Choctaws in a Revolutionary Age 1750-1830May 15th, 2004 | By mholman | Category: 15-4: Ancient Cultures Modern Technology, Media Reviews
by Greg O’Brien
University of Nebraska Press (2002). 160 pages
Review by Mark Holman
Choctaws in a Revolutionary Age 1750-1830 is not light reading. The book explores the changing concepts of power in Choctaw society by analyzing the lives of two Choctaw leaders named Taboca and Franchinmastabe.
The concepts of power among the Choctaw were being influenced by the impact of the European and Colonial American presence. Franchinmastabe utilized European influence to increase his power, while Taboca’s power came from within Choctaw society.
The book assumes that the reader has a great deal of background in history and anthropology and is steeped in the terminology of these fields, making it difficult reading at times.
The author says, “I have consciously tried to tell the story from my interpretation of a Choctaw perspective, though I do not pretend to be Choctaw myself.” He notes the inherent flaws in a historical record written only from the European perspective.
Dr.
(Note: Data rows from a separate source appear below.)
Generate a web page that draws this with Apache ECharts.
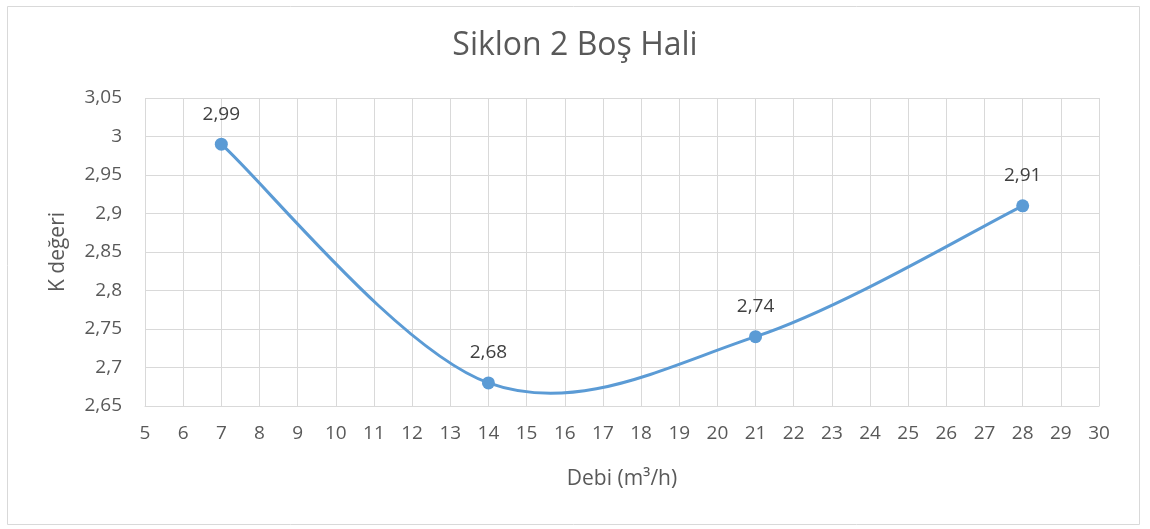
<!DOCTYPE html>
<html>
<head>
<meta charset="utf-8">
<script src="https://cdn.jsdelivr.net/npm/echarts@6/dist/echarts.min.js"></script>
<style>
  html, body { margin: 0; padding: 0; background: #fff; }
  #chart { width: 1150px; height: 529px; }
</style>
</head>
<body>
<div id="chart"></div>
<script>
// Flow rate (m³/h) and measured K value
const debi = [7, 14, 21, 28];
const kDegeri = [2.99, 2.68, 2.74, 2.91];

const titleText = 'Siklon 2 Boş Hali';
const xName = 'Debi (m³/h)';
const yName = 'K değeri';

const font = '"Open Sans", "Noto Sans", sans-serif';
const textColor = '#595959';
const lineColor = '#5B9BD5';

// Turkish decimal comma
const fmt = v => String(parseFloat(v.toFixed(2))).replace('.', ',');

// One Catmull-Rom style cubic segment between point i and i+1,
// computed in pixel space from the axis scales.
function renderSegment(params, api) {
  const i = params.dataIndex;
  const n = debi.length;
  const p = k => {
    const j = Math.max(0, Math.min(n - 1, k));
    return api.coord([debi[j], kDegeri[j]]);
  };
  const p0 = p(i - 1), p1 = p(i), p2 = p(i + 1), p3 = p(i + 2);
  return {
    type: 'bezierCurve',
    shape: {
      x1: p1[0], y1: p1[1],
      x2: p2[0], y2: p2[1],
      cpx1: p1[0] + (p2[0] - p0[0]) / 6,
      cpy1: p1[1] + (p2[1] - p0[1]) / 6,
      cpx2: p2[0] - (p3[0] - p1[0]) / 6,
      cpy2: p2[1] - (p3[1] - p1[1]) / 6
    },
    style: { stroke: lineColor, lineWidth: 3, fill: null, lineCap: 'round' },
    silent: true
  };
}

const chart = echarts.init(document.getElementById('chart'));
chart.setOption({
  backgroundColor: '#fff',
  animation: false,
  graphic: [{
    type: 'rect',
    shape: { x: 7.5, y: 6.5, width: 1132, height: 518 },
    style: { fill: 'none', stroke: '#d9d9d9', lineWidth: 1 },
    silent: true
  }],
  title: {
    text: titleText,
    left: 'center',
    top: 25,
    textStyle: { fontFamily: font, fontSize: 32, fontWeight: 'normal', color: textColor }
  },
  grid: { left: 145, right: 51, top: 98, bottom: 123 },
  xAxis: {
    type: 'value',
    min: 5, max: 30, interval: 1,
    name: xName,
    nameLocation: 'middle',
    nameGap: 63,
    nameTextStyle: { fontFamily: font, fontSize: 21, color: textColor },
    axisLine: { show: true, lineStyle: { color: '#d9d9d9', width: 1 } },
    axisTick: { show: false },
    axisLabel: { margin: 18, fontFamily: font, fontSize: 19, color: textColor },
    splitLine: { show: true, lineStyle: { color: '#d9d9d9', width: 1 } }
  },
  yAxis: {
    type: 'value',
    min: 2.65, max: 3.05, interval: 0.05,
    name: yName,
    nameLocation: 'middle',
    nameGap: 76,
    nameRotate: 90,
    nameTextStyle: { fontFamily: font, fontSize: 21, color: textColor },
    axisLine: { show: false },
    axisTick: { show: false },
    axisLabel: { margin: 23, fontFamily: font, fontSize: 19, color: textColor, formatter: fmt },
    splitLine: { show: true, lineStyle: { color: '#d9d9d9', width: 1 } }
  },
  series: [{
    type: 'custom',
    data: debi.slice(0, -1).map((x, i) => [x, kDegeri[i]]),
    renderItem: renderSegment,
    z: 2
  }, {
    type: 'scatter',
    data: debi.map((x, i) => [x, kDegeri[i]]),
    symbol: 'circle',
    symbolSize: 13,
    itemStyle: { color: lineColor, opacity: 1 },
    z: 3,
    label: {
      show: true,
      position: 'top',
      distance: 14,
      fontFamily: font,
      fontSize: 19,
      color: '#404040',
      formatter: p => fmt(p.value[1])
    }
  }]
});
</script>
</body>
</html>
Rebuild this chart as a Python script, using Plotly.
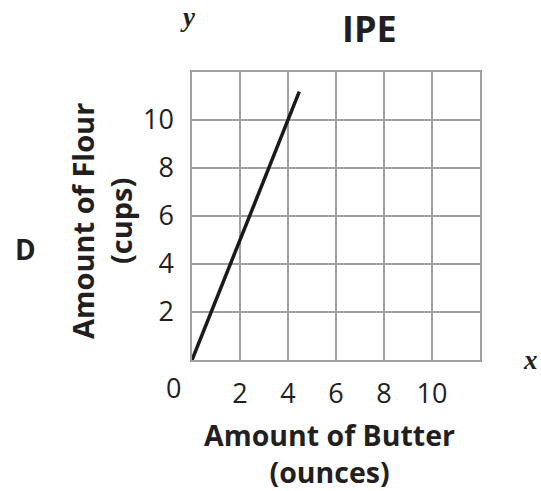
import plotly.graph_objects as go

butter = [0, 4.47]
flour = [0, 11.18]
x_ticks = [2, 4, 6, 8, 10]
y_ticks = [2, 4, 6, 8, 10]

FONT = "Open Sans"
TXT = "#231f20"
GRID = "#a0a0a0"

fig = go.Figure()
fig.add_trace(go.Scatter(x=butter, y=flour, mode="lines",
                         line=dict(color="#1a1a1a", width=3.5),
                         showlegend=False, hoverinfo="skip"))

fig.update_layout(
    width=541, height=491,
    margin=dict(l=192, r=61, t=72, b=131),
    paper_bgcolor="white", plot_bgcolor="white",
    font=dict(family=FONT, color=TXT),
    xaxis=dict(range=[0, 12], tickvals=x_ticks, ticktext=[str(v) for v in x_ticks],
               showgrid=True, gridcolor=GRID, gridwidth=1.5,
               showline=True, linecolor=GRID, linewidth=1.5, mirror=True,
               zeroline=False, ticks="", ticklabelstandoff=9,
               tickfont=dict(size=27, family=FONT, color=TXT), fixedrange=True),
    yaxis=dict(range=[0, 12], tickvals=y_ticks, ticktext=[str(v) for v in y_ticks],
               showgrid=True, gridcolor=GRID, gridwidth=1.5,
               showline=True, linecolor=GRID, linewidth=1.5, mirror=True,
               zeroline=False, ticks="", ticklabelstandoff=11,
               tickfont=dict(size=27, family=FONT, color=TXT), fixedrange=True),
)

anns = [
    dict(text="0", x=173.5, y=387, font=dict(size=27)),
    dict(text="<b>IPE</b>", x=369, y=29, font=dict(size=36)),
    dict(text="<b><i>y</i></b>", x=188, y=17, font=dict(size=27, family="Liberation Serif")),
    dict(text="<b><i>x</i></b>", x=530, y=360, font=dict(size=27, family="Liberation Serif")),
    dict(text="<b>D</b>", x=25, y=249, font=dict(size=28)),
    dict(text="<b>Amount of Flour</b><br><b>(cups)</b>", x=101, y=221, textangle=-90,
         font=dict(size=29)),
    dict(text="<b>Amount of Butter</b><br><b>(ounces)</b>", x=329, y=453, font=dict(size=28.5)),
]
for a in anns:
    a.setdefault("xref", "paper")
    a.setdefault("yref", "paper")
    a["x"] = (a["x"] - 192) / (541 - 192 - 61)
    a["y"] = 1 - (a["y"] - 72) / (491 - 72 - 131)
    a["showarrow"] = False
    a["xanchor"] = "center"
    a["yanchor"] = "middle"
    a["align"] = "center"
    a["borderpad"] = 0
    a["font"].setdefault("family", FONT)
    a["font"]["color"] = TXT
    fig.add_annotation(**a)

fig.write_html("out.html", config={"displayModeBar": False},
               post_script="document.body.style.margin='0';document.body.style.overflow='hidden';")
O’Brien is associate professor of history at the University of Southern Mississippi. He has published several articles on history, focusing his research on Choctaw and Chickasaw history. This is his first book.
I would recommend this book for research collections in the tribal college library but not for the general reader.
Mark Holman is the library director at Sitting Bull College in Fort Yates, ND.